Rust is closest to where we need to be. If a program requires a different
policy, Rust provides a
Wrapping type and operators like wrapping_add,
overflowing_add,
saturating_add,
checked_add,
and unchecked_add.
The usual reason given for the use of undefined behavior is that it can
enable certain micro-optimizations. This is potentially useful and a legitimate
policy option. (Language designers hesitate to pay the micro-cost of overflow
checking even in special
cases. But to me it seems like unchecked_add is available for
the few people whose application is unacceptably affected by a check.)
In any case, and in any language, “potentially (but untestably) fast, hard to predict, possibly wrong, and possibly unsafe”, even if occasionally desirable, should not be the default policy, as it is for signed arithmetic in C and C++.

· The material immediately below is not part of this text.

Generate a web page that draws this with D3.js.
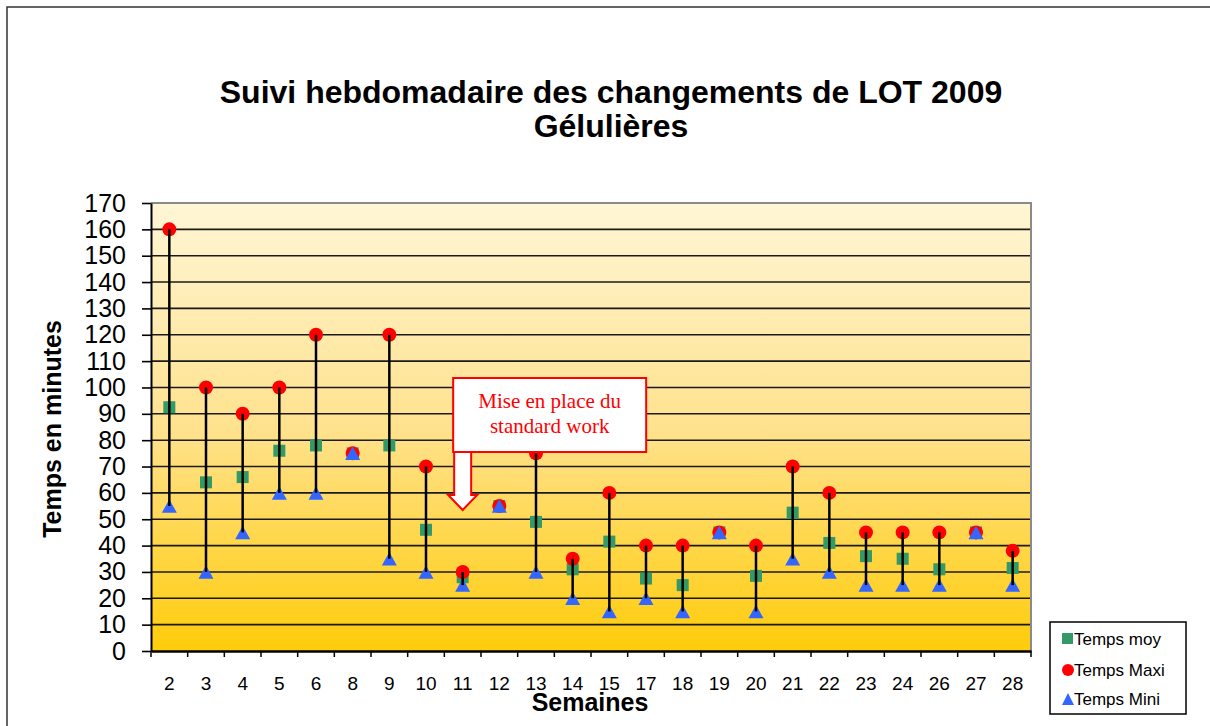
<!DOCTYPE html>
<html>
<head>
<meta charset="utf-8">
<script src="https://cdn.jsdelivr.net/npm/d3@7"></script>
<style>
  html, body { margin: 0; padding: 0; background: #fff; }
  svg { display: block; }
</style>
</head>
<body>
<svg id="chart" width="1210" height="726"></svg>
<script>
// Weekly lot-change times (minutes)
const weeks = ["2","3","4","5","6","8","9","10","11","12","13","14","15","17","18","19","20","21","22","23","24","26","27","28"];
const tempsMoy  = [92.5, 64, 66, 76, 78, 75, 78, 46, 28, 55, 49, 31, 41.5, 27.5, 25, 45, 28.5, 52.5, 41, 36, 35, 31, 45, 31.5];
const tempsMaxi = [160, 100, 90, 100, 120, 75, 120, 70, 30, 55, 75, 35, 60, 40, 40, 45, 40, 70, 60, 45, 45, 45, 45, 38];
const tempsMini = [55, 30, 45, 60, 60, 75, 35, 30, 25, 55, 30, 20, 15, 20, 15, 45, 15, 35, 30, 25, 25, 25, 45, 25];
const yTicks = d3.range(0, 171, 10);
const legendLabels = ["Temps moy", "Temps Maxi", "Temps Mini"];

const rows = weeks.map((w, i) => ({ w, moy: tempsMoy[i], max: tempsMaxi[i], min: tempsMini[i] }));

const svg = d3.select("#chart");
const SANS = "'Liberation Sans', Arial, sans-serif";
const SERIF = "'Liberation Serif', 'Times New Roman', serif";

const plot = { left: 151, right: 1031, top: 203, bottom: 651 };

const x = d3.scaleBand().domain(weeks).range([plot.left, plot.right]).padding(0);
const y = d3.scaleLinear().domain([0, 170]).range([plot.bottom, plot.top]);
const cx = w => x(w) + x.bandwidth() / 2;

// triangle marker centred vertically on its value
const triPath = (w, h) => `M0,${-h / 2}L${w / 2},${h / 2}L${-w / 2},${h / 2}Z`;

// outer chart frame
svg.append("rect")
  .attr("x", 7).attr("y", 7).attr("width", 1220).attr("height", 740)
  .attr("fill", "#fff").attr("stroke", "#333").attr("stroke-width", 1.5);

// background gradient of the plot area
const defs = svg.append("defs");
const grad = defs.append("linearGradient")
  .attr("id", "bg").attr("x1", 0).attr("y1", 0).attr("x2", 0).attr("y2", 1);
grad.append("stop").attr("offset", "0%").attr("stop-color", "#FFF6D6");
grad.append("stop").attr("offset", "50%").attr("stop-color", "#FFE28E");
grad.append("stop").attr("offset", "100%").attr("stop-color", "#FFCC0A");

svg.append("rect")
  .attr("x", plot.left).attr("y", plot.top)
  .attr("width", plot.right - plot.left).attr("height", plot.bottom - plot.top)
  .attr("fill", "url(#bg)");

// horizontal gridlines
svg.append("g").selectAll("line")
  .data(yTicks.filter(v => v > 0 && v < 170))
  .join("line")
  .attr("x1", plot.left).attr("x2", plot.right)
  .attr("y1", d => y(d)).attr("y2", d => y(d))
  .attr("stroke", "#1a1a1a").attr("stroke-width", 1.6);

// plot-area border (top and right)
svg.append("path")
  .attr("d", `M${plot.left},${y(170)}H${plot.right}V${plot.bottom}`)
  .attr("fill", "none").attr("stroke", "#8a8a8a").attr("stroke-width", 2);

// Y axis
const yAxis = svg.append("g")
  .attr("transform", `translate(${plot.left},0)`)
  .call(d3.axisLeft(y).tickValues(yTicks).tickSize(9).tickSizeOuter(0).tickPadding(16));
yAxis.select(".domain").attr("stroke", "#000").attr("stroke-width", 2);
yAxis.selectAll(".tick line").attr("stroke", "#000").attr("stroke-width", 1.6);
yAxis.selectAll(".tick text")
  .attr("font-family", SANS).attr("font-size", 25).attr("fill", "#000");

// X axis with ticks on category boundaries
const xAxis = svg.append("g")
  .attr("transform", `translate(0,${plot.bottom})`)
  .call(d3.axisBottom(x).tickSize(0).tickSizeOuter(0).tickPadding(0));
xAxis.select(".domain").attr("stroke", "#000").attr("stroke-width", 2.5);
xAxis.selectAll(".tick text")
  .attr("font-family", SANS).attr("font-size", 19).attr("fill", "#000")
  .attr("y", 38.5).attr("dy", 0);
const bounds = weeks.map(w => x(w)).concat([plot.right]);
xAxis.append("g").selectAll("line")
  .data(bounds).join("line")
  .attr("x1", d => d).attr("x2", d => d)
  .attr("y1", 0).attr("y2", 6)
  .attr("stroke", "#000").attr("stroke-width", 1.5);

// markers
const gMarks = svg.append("g");
gMarks.selectAll("rect.moy").data(rows).join("rect")
  .attr("class", "moy")
  .attr("x", d => cx(d.w) - 6).attr("y", d => y(d.moy) - 6)
  .attr("width", 12).attr("height", 12)
  .attr("fill", "#339966");
gMarks.selectAll("circle.max").data(rows).join("circle")
  .attr("class", "max")
  .attr("cx", d => cx(d.w)).attr("cy", d => y(d.max)).attr("r", 7)
  .attr("fill", "#FF0000");
gMarks.selectAll("path.min").data(rows).join("path")
  .attr("class", "min")
  .attr("transform", d => `translate(${cx(d.w)},${y(d.min)})`)
  .attr("d", triPath(15, 13.5))
  .attr("fill", "#3366FF");

// high-low lines from max to min
svg.append("g").selectAll("line").data(rows.filter(d => d.max !== d.min)).join("line")
  .attr("x1", d => cx(d.w)).attr("x2", d => cx(d.w))
  .attr("y1", d => y(d.max)).attr("y2", d => y(d.min))
  .attr("stroke", "#000").attr("stroke-width", 2.5);

// titles
const title = svg.append("text")
  .attr("text-anchor", "middle").attr("font-family", SANS)
  .attr("font-weight", "bold").attr("font-size", 32).attr("fill", "#000");
title.append("tspan").attr("x", 611).attr("y", 103).text("Suivi hebdomadaire des changements de LOT 2009");
title.append("tspan").attr("x", 611).attr("y", 137).text("Gélulières");

svg.append("text")
  .attr("x", 590).attr("y", 711).attr("text-anchor", "middle")
  .attr("font-family", SANS).attr("font-weight", "bold").attr("font-size", 25)
  .text("Semaines");

svg.append("text")
  .attr("transform", "translate(61,429) rotate(-90)")
  .attr("text-anchor", "middle")
  .attr("font-family", SANS).attr("font-weight", "bold").attr("font-size", 25)
  .text("Temps en minutes");

// annotation: standard work introduced at week 11
const ax = cx("11"), tipY = y(53.5);
const arrow = d3.path();
arrow.moveTo(ax - 8.5, tipY - 58);
arrow.lineTo(ax + 8.5, tipY - 58);
arrow.lineTo(ax + 8.5, tipY - 15);
arrow.lineTo(ax + 14.5, tipY - 15);
arrow.lineTo(ax, tipY);
arrow.lineTo(ax - 14.5, tipY - 15);
arrow.lineTo(ax - 8.5, tipY - 15);
arrow.closePath();
svg.append("path").attr("d", arrow.toString())
  .attr("fill", "#fff").attr("stroke", "#FF0000").attr("stroke-width", 2);

const boxX = ax - 9.5, boxY = tipY - 132, boxW = 193, boxH = 74;
svg.append("rect")
  .attr("x", boxX).attr("y", boxY).attr("width", boxW).attr("height", boxH)
  .attr("fill", "#fff").attr("stroke", "#FF0000").attr("stroke-width", 2);
const note = svg.append("text")
  .attr("text-anchor", "middle").attr("font-family", SERIF)
  .attr("font-size", 21).attr("fill", "#FF0000");
note.append("tspan").attr("x", boxX + boxW / 2).attr("y", boxY + 30).text("Mise en place du");
note.append("tspan").attr("x", boxX + boxW / 2).attr("y", boxY + 55).text("standard work");

// legend
const lg = svg.append("g").attr("transform", "translate(1050,622)");
lg.append("rect").attr("width", 136).attr("height", 92)
  .attr("fill", "#fff").attr("stroke", "#000").attr("stroke-width", 1.5);
const rowsY = [17, 48, 77];
lg.append("rect").attr("x", 12).attr("y", rowsY[0] - 6).attr("width", 11).attr("height", 11).attr("fill", "#339966");
lg.append("circle").attr("cx", 18).attr("cy", rowsY[1]).attr("r", 6).attr("fill", "#FF0000");
lg.append("path").attr("transform", `translate(18,${rowsY[2]})`)
  .attr("d", triPath(12, 12)).attr("fill", "#3366FF");
lg.selectAll("text.lbl").data(legendLabels).join("text")
  .attr("class", "lbl")
  .attr("x", 24).attr("y", (d, i) => rowsY[i] + 6)
  .attr("font-family", SANS).attr("font-size", 17).attr("fill", "#000")
  .text(d => d);
</script>
</body>
</html>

Fortunately, all of the languages in mainstream use have active standards
committees and change processes. They could define ways to access the machine
state, and could define standard types and operators implementing a wide range
of reasonable representation error policies. (In addition to the suite of
special policy operators that Rust provides, it’d help to have types whose
default operators implement each of those policies, as well — not just
Wrapping.)
In some cases, it may even be possible to change the default policies. I think language designers and standardizers should do so.
(Perhaps something similar could be done for the error modes of floating-point arithmetic, too.)